§ **Data segment**
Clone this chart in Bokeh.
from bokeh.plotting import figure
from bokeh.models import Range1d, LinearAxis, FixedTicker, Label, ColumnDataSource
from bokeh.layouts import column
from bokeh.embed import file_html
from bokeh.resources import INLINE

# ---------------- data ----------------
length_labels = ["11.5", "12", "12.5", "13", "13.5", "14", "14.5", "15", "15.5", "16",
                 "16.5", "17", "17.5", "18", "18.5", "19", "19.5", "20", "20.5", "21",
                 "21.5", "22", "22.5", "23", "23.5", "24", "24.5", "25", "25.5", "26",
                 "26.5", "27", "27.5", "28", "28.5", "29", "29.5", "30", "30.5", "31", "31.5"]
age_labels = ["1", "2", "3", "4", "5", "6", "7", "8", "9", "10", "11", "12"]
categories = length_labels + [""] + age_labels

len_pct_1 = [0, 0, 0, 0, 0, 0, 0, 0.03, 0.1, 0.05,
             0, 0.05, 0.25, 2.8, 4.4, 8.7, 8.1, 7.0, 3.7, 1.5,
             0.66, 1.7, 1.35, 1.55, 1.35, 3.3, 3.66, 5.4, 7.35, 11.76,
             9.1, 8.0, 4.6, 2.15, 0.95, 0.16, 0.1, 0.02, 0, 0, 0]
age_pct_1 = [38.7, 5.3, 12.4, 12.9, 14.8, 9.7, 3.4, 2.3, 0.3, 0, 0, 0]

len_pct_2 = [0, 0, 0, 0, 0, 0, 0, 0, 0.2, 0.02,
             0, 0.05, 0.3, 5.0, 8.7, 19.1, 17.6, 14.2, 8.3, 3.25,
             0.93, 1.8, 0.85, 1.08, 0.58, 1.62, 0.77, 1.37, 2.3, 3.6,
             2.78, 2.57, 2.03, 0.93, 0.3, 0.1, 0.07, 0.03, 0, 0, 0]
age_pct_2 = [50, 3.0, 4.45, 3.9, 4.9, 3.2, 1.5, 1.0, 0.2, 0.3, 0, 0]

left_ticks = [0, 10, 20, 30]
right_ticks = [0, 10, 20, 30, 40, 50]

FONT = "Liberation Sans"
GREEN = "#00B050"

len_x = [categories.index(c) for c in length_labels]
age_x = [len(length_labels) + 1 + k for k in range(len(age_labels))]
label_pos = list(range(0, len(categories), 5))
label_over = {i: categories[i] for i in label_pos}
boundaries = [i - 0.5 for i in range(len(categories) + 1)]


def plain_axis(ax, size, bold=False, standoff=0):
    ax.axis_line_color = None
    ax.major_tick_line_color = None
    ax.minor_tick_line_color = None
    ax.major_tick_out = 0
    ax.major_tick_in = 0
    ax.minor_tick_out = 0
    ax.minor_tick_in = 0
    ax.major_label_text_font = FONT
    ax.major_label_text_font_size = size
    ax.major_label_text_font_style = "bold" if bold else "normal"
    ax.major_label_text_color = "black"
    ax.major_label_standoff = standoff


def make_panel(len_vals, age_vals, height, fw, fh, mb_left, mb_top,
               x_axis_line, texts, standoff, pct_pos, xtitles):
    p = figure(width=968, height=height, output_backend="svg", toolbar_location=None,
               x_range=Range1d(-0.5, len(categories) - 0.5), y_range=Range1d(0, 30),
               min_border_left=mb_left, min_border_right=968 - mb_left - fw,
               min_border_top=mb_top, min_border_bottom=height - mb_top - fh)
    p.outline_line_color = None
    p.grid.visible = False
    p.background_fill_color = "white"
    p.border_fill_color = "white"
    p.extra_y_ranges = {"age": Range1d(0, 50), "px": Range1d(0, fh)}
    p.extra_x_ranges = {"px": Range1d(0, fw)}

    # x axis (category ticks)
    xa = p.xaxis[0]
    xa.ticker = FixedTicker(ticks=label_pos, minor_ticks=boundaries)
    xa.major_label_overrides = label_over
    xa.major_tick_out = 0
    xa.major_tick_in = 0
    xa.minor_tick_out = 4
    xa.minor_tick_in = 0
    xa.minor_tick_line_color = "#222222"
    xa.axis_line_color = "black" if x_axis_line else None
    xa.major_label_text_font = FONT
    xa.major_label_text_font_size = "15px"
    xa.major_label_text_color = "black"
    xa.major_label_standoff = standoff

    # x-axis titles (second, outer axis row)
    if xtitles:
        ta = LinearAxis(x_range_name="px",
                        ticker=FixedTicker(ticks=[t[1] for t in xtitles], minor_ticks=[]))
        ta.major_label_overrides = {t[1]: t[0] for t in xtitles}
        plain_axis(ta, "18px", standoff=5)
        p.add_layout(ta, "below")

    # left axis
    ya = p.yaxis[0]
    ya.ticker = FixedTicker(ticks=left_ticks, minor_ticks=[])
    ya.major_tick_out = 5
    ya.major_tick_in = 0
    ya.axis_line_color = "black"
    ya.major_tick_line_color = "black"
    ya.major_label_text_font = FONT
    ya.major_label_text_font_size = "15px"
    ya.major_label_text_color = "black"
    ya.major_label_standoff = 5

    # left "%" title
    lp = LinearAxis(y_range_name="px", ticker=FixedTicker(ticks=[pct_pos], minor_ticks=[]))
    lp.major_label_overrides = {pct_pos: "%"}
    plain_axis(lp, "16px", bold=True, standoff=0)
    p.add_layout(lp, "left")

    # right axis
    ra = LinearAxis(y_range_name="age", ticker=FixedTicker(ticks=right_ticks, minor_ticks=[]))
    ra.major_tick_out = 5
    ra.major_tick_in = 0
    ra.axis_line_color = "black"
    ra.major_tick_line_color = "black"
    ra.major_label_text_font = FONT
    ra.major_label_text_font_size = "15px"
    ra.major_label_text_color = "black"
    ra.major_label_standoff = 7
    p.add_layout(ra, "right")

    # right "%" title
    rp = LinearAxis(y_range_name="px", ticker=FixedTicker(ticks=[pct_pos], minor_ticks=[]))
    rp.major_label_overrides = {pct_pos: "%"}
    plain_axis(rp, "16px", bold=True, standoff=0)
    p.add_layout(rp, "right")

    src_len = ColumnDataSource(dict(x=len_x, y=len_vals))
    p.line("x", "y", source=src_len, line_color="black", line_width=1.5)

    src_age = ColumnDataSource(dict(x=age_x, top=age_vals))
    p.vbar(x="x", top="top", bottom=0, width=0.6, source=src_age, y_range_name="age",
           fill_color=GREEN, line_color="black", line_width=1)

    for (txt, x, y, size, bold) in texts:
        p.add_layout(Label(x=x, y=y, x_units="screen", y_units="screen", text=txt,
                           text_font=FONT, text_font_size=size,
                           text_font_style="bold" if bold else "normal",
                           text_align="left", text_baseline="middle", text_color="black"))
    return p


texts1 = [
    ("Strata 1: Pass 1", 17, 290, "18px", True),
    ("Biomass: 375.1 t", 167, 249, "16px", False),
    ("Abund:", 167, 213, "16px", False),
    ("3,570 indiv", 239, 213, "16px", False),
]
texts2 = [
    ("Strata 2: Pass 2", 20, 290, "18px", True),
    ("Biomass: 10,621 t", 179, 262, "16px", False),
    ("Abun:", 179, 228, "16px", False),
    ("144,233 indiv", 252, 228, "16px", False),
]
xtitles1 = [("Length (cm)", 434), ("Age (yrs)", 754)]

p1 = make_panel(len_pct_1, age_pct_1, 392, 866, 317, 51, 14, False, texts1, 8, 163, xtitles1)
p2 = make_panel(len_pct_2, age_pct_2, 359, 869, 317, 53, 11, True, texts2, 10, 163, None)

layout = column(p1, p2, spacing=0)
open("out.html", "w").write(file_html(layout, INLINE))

§ **Goal of the exercise**
Reproduce exactly, please, only the lines from the start of the data above to the line that contains "categories = length_labels", with both ends kept.

§ **Result**
Clone this chart in Bokeh.
from bokeh.plotting import figure
from bokeh.models import Range1d, LinearAxis, FixedTicker, Label, ColumnDataSource
from bokeh.layouts import column
from bokeh.embed import file_html
from bokeh.resources import INLINE

# ---------------- data ----------------
length_labels = ["11.5", "12", "12.5", "13", "13.5", "14", "14.5", "15", "15.5", "16",
                 "16.5", "17", "17.5", "18", "18.5", "19", "19.5", "20", "20.5", "21",
                 "21.5", "22", "22.5", "23", "23.5", "24", "24.5", "25", "25.5", "26",
                 "26.5", "27", "27.5", "28", "28.5", "29", "29.5", "30", "30.5", "31", "31.5"]
age_labels = ["1", "2", "3", "4", "5", "6", "7", "8", "9", "10", "11", "12"]
categories = length_labels + [""] + age_labels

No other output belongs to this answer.